Start Provided data

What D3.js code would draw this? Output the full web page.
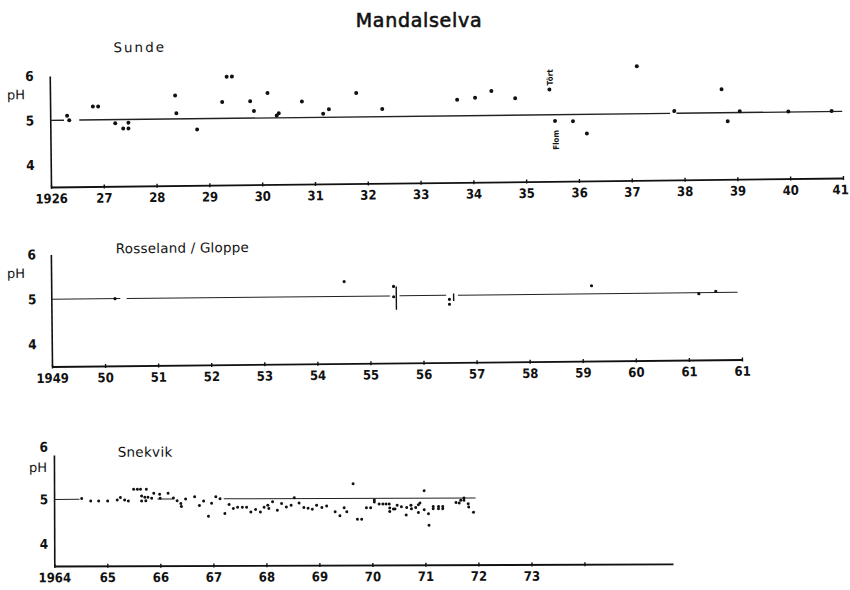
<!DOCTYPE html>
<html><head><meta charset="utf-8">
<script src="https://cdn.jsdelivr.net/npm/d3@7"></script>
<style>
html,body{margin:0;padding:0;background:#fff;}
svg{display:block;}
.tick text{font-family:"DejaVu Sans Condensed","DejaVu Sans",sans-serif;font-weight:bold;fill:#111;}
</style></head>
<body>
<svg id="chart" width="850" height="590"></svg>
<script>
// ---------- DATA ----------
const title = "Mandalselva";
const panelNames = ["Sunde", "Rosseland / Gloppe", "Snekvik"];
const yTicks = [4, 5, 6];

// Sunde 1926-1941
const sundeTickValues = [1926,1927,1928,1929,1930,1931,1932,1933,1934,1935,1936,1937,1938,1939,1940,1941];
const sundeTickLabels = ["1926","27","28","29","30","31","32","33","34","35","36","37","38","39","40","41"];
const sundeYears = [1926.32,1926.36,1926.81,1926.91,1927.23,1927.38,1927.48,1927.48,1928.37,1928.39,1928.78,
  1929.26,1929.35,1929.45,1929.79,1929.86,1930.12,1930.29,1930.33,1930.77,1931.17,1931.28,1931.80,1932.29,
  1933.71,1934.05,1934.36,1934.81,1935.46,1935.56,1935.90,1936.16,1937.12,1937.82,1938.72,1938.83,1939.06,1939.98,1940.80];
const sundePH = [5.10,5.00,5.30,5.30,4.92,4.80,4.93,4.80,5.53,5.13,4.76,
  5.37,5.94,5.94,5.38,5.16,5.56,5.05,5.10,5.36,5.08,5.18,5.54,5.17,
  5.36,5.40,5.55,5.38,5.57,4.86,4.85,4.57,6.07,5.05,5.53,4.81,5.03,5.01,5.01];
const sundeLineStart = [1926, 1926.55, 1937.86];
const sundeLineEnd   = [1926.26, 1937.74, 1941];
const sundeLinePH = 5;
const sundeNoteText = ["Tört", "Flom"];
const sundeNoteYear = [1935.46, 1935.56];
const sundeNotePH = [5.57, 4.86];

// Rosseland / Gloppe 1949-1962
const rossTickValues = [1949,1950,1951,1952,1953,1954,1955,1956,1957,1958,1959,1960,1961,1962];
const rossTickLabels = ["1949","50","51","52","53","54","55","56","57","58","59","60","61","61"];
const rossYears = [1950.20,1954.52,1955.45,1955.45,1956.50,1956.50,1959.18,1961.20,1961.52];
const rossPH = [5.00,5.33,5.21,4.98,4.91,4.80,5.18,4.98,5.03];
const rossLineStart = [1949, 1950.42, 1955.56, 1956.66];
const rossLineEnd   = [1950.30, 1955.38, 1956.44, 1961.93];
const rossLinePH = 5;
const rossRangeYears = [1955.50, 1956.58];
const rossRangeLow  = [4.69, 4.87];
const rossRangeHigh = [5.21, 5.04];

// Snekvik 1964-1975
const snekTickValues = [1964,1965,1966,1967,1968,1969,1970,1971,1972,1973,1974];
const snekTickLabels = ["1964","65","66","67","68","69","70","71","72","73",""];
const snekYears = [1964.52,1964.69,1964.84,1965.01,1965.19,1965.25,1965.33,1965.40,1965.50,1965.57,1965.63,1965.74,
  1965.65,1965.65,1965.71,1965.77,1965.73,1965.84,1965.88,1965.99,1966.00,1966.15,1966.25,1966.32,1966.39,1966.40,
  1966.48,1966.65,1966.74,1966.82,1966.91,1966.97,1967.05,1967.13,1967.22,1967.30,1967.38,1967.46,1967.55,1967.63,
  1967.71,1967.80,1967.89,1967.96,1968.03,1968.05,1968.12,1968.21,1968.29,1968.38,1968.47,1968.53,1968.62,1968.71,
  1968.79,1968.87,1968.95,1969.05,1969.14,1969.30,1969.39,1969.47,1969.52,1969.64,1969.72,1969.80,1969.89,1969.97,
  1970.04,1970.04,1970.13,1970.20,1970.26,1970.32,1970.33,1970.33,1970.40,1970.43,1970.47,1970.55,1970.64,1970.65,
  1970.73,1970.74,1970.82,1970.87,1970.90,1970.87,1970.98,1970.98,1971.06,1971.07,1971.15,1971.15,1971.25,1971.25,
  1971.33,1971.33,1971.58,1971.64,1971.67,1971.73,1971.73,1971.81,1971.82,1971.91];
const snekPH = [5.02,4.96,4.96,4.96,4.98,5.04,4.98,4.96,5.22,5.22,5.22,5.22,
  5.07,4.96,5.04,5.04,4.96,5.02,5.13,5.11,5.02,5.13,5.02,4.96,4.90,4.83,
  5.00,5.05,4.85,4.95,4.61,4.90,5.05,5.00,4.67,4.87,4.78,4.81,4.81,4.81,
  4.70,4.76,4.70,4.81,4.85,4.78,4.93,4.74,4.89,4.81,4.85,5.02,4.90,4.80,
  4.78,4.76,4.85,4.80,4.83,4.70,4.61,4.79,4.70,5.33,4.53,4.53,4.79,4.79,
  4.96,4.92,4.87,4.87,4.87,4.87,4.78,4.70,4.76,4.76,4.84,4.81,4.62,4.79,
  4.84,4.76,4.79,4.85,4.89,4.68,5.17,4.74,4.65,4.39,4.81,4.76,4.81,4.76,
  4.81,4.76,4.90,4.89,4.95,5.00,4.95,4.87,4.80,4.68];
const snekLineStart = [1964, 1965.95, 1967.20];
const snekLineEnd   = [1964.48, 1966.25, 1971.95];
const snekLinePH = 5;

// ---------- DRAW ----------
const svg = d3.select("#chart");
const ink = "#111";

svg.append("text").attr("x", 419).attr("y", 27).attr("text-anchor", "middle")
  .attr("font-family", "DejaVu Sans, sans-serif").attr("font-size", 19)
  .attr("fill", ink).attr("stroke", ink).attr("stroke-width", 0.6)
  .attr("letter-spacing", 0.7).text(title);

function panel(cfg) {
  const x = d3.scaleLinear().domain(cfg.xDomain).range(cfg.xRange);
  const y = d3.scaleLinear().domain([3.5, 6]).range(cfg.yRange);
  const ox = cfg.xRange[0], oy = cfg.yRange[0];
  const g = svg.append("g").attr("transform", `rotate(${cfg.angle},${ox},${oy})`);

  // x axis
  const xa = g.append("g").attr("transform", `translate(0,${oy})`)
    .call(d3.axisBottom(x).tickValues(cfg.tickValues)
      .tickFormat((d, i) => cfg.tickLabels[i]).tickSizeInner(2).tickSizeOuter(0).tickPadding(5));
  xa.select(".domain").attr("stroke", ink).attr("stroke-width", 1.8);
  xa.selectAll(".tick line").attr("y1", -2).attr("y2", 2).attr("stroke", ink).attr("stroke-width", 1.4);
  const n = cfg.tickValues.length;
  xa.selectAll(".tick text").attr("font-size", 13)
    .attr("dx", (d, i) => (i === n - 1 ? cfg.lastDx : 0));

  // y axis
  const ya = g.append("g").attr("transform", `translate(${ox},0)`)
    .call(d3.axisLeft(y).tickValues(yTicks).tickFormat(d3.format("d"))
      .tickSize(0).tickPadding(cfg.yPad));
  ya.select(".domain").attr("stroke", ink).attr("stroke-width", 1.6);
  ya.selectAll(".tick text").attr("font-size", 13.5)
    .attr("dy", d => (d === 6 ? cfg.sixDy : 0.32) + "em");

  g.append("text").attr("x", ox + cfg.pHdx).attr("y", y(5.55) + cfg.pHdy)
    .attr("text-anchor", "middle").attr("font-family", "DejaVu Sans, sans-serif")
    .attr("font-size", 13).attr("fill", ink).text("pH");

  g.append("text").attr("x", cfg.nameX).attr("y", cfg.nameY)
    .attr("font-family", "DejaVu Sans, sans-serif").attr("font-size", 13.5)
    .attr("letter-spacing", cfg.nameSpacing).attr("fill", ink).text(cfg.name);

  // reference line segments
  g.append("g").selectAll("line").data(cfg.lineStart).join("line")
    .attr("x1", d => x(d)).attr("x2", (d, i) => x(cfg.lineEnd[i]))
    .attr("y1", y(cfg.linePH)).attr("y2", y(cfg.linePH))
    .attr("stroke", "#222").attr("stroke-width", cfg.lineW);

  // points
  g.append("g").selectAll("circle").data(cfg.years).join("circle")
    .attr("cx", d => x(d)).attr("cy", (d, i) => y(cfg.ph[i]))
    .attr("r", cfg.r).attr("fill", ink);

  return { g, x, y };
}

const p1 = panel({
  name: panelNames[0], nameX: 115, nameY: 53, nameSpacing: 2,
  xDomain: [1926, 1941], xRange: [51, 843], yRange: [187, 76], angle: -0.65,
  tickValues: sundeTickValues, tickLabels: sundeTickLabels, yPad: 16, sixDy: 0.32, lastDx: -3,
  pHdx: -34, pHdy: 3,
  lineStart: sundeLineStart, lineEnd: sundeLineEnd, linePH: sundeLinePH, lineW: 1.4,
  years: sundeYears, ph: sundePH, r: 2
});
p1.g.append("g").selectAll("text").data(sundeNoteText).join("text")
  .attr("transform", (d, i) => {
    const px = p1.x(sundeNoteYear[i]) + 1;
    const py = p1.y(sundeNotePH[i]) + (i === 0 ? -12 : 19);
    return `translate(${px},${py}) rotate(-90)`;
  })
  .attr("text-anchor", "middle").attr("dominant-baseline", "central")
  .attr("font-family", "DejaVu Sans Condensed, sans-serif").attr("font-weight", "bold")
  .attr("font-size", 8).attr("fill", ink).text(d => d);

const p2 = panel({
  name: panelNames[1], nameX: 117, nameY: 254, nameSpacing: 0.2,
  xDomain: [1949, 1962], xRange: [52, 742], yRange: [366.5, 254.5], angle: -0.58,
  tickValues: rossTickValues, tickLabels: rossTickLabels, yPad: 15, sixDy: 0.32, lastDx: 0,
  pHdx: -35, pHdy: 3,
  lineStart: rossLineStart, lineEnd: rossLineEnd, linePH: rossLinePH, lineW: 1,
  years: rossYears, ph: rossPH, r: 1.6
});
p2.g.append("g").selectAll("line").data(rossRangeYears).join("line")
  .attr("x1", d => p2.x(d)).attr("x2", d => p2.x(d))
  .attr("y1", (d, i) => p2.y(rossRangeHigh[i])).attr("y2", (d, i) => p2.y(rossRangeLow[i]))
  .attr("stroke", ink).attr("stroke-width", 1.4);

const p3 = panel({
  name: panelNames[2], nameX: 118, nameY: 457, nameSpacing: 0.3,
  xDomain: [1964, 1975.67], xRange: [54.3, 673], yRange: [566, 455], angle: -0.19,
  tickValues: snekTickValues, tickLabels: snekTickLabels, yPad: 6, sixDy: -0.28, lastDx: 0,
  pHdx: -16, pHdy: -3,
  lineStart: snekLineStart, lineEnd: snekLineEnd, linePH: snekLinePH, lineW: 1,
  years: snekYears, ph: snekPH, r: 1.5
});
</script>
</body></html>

End Provided data

*Exercise details*
Repeat the lines of the listing above verbatim, beginning at its first line and ending at the line containing "const yTicks = [4, 5, 6];", which is included. Omit pictures.

*Task response*
What D3.js code would draw this? Output the full web page.
<!DOCTYPE html>
<html><head><meta charset="utf-8">
<script src="https://cdn.jsdelivr.net/npm/d3@7"></script>
<style>
html,body{margin:0;padding:0;background:#fff;}
svg{display:block;}
.tick text{font-family:"DejaVu Sans Condensed","DejaVu Sans",sans-serif;font-weight:bold;fill:#111;}
</style></head>
<body>
<svg id="chart" width="850" height="590"></svg>
<script>
// ---------- DATA ----------
const title = "Mandalselva";
const panelNames = ["Sunde", "Rosseland / Gloppe", "Snekvik"];
const yTicks = [4, 5, 6];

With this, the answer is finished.